ブロードウェイを行進した武士たち

 

 では、江戸三百年の教養主義に鍛えられたサムライたちが、どれほど“美しき日本人”であったのか。論より証拠。まずは外国人から見て、これぞ“武士道の結晶”と賞賛をあびた歴史的事実から話を進めていこう。

 時は万延元年(一八六〇)、明治政府が誕生する八年前の春、五月のことであった。江戸幕府が日米修好条約の批准のために、はじめて外国に派遣した「遺米使節団」の一行が、はるばる太平洋を渡って、ニュウヨークのブロードウェイを行進していた。

 すでに使節団はワシントンで米大統領ブキャナンと会見し、そのニュースはアメリカ全土に広がっていたので、ブロードウェイは「東方の神秘なる国から来た日本人」を一目見ようとする市民たちで、黒山の人だかりであった。

 使節団は、正史である新見正興を筆頭に、福祉村垣範正(のりまさ)、目付小栗忠正(ただまさ)ほか数十人。彼らはニューヨーク市がお膳立てしてくれた四輪馬車に乗り、正装である紋付き袴をつけ、腰に日本刀を下げて、歓呼のなかを粛々と行進した。

 アメリカ人たちはそれ以前に中国人を見ていたが、日本人を見るのはこれが最初だった。彼らは、顔をまっすぐ正面に向け、背筋をピンと伸ばしたサムライの姿に、他の外国人とは比べることのできない“気品のよさ”を発見するのだった。

 その黒山の観衆の中に四十一歳になるウォルト・ホイットマンの姿があった。彼は日本でも『草の葉』で知られる詩人だが、その彼が、その日見たサムライの感想を『草の葉』の中で書き残していたのである。

「西の海を越えて遥か日本から渡来した、頬が日焼けし、刀を二本手挟んだ礼儀正しい使節たち」

(岩波文庫・酒本雅之訳)ではじまるその詩は、タイトルを「ブロードウェーの華麗な行列」(A BROADWAY PAGEANT)といい、彼ははじめて見るサムライの印象を、考え深げ黙想と真摯な輝く目であったと、最高の賛辞を贈っているのだ。

 ホイットマンは日本人を詩にした最初の欧米人であったと思われるが、その印象は多くのアメリカ人が共有したものであったろう。なぜなら、彼らは未開の野蛮国としか思っていなかった日本人が、これほどまでに堂々と、礼儀正しく、気品に満ちた姿で行進するなどとは考えてもいなかったからだ。精神はその人の目つき、顔つき、挙指動作に表れるとされるが、アメリカ人はその毅然たる態度に度肝を抜かれたのである。

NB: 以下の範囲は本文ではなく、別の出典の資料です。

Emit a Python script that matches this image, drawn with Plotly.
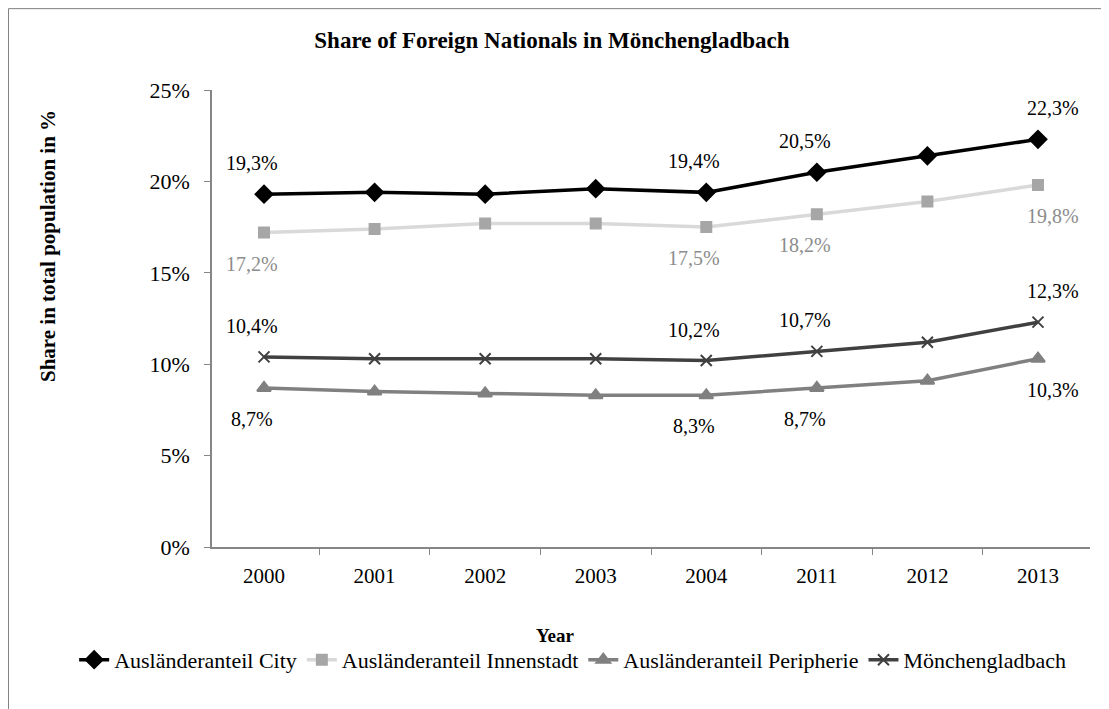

 おそらく、この行列は後世の我々から見ても驚嘆に値するものといえたであろう。というもの「経済大国ニッポン」の上にあぐらをかき、倣岸不遜と嘲笑される現在の日本人が、いまふたたび同じようにブロードウェイを行進したとしても、これほどの賛辞を得ることなどできるとは思えないからだ

 諸外国から金儲け主義の「エコノミック・アニマル」と屈辱され、「ブランド店に群がるニホン人」と揶揄される現在の日本人にとって、遣米使節団のような毅然たる挙指動作など、いまや遠い昔のお伽噺(とぎばなし)になってしまっているのである。